Emilie travelled to Schindler's grave in Jerusalem for the
filming of the cemetery scene which closes the film. "I hardly
knew anyone," she recalled. "The Jews know me, they all know me.
But . . . I can't keep them in my head . . . They all knew me
because they came in contact for food and everything . . . One
says this, the other says that, gives me this: I can't remember
anything."
Like many who assisted Jews during the war, Emilie minimizes her
courageous acts: "They say in that book (Keneally's Schindler's
List) that I gave the Jews the food in their mouths. I never had
time to find out who was sick and who had to be fed (by hand). I
am no good as a nurse, I tell you frankly. I have no talent for
nursing . . . I bought the food for everyone."
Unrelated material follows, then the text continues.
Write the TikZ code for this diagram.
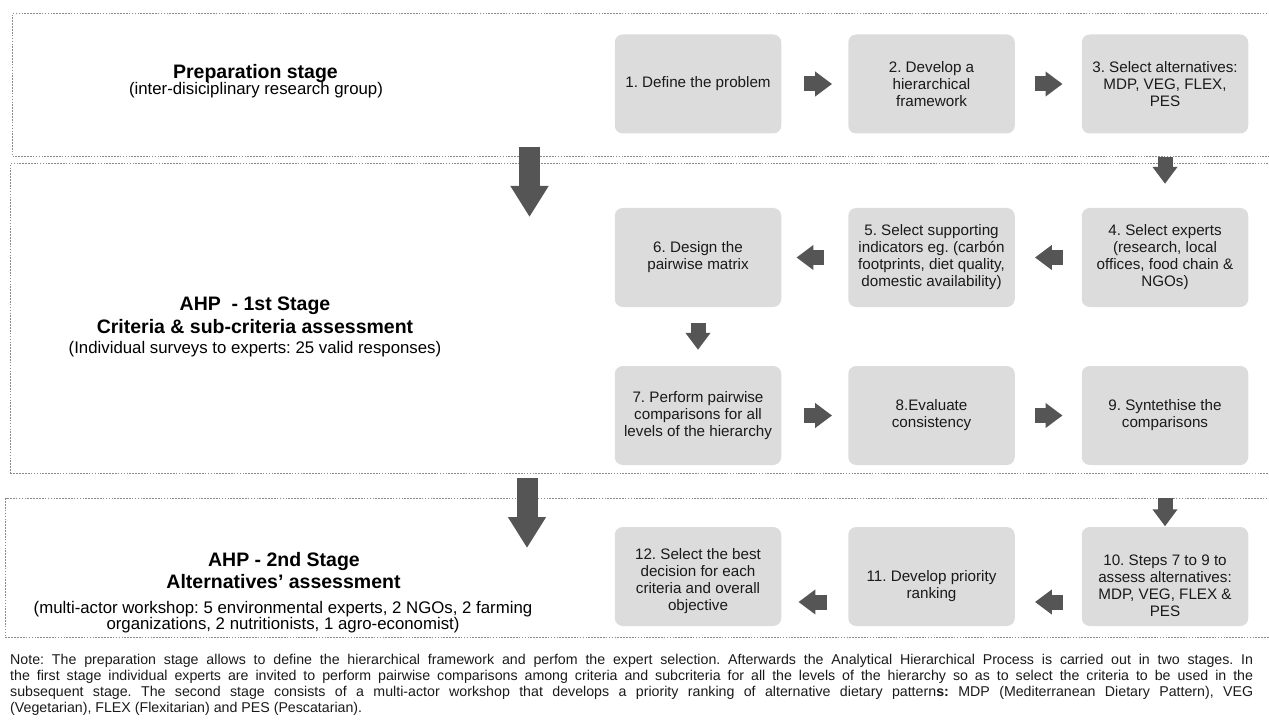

Emilie Schindler did not receive Yad Vashem's distinction of
being honored as a Righteous Gentile. Her deeds, which came
largely at the end of the war when the Schindlerjuden had been
transferred from Plaszow to Brunnlitz, did not constitute,
according to Yad Vashem's strict criteria, actions that went
beyond "ordinary acts of charity."
In December 1993, the Holocaust Museum in Washington, D.C.,
awarded Emilie Schindler a medal for her wartime efforts. She had
her photograph taken beside Miep Dies, one of the protectors of
Anne Frank in Amsterdamn. Stephen Spielberg was present. He
described Emilie Schindler combing through the dead bodies in a
railroad car, searching for Jews who might have survived.
In German, she replied with the modesty typical of a Good
Samaritan: "We just tried to do what we could."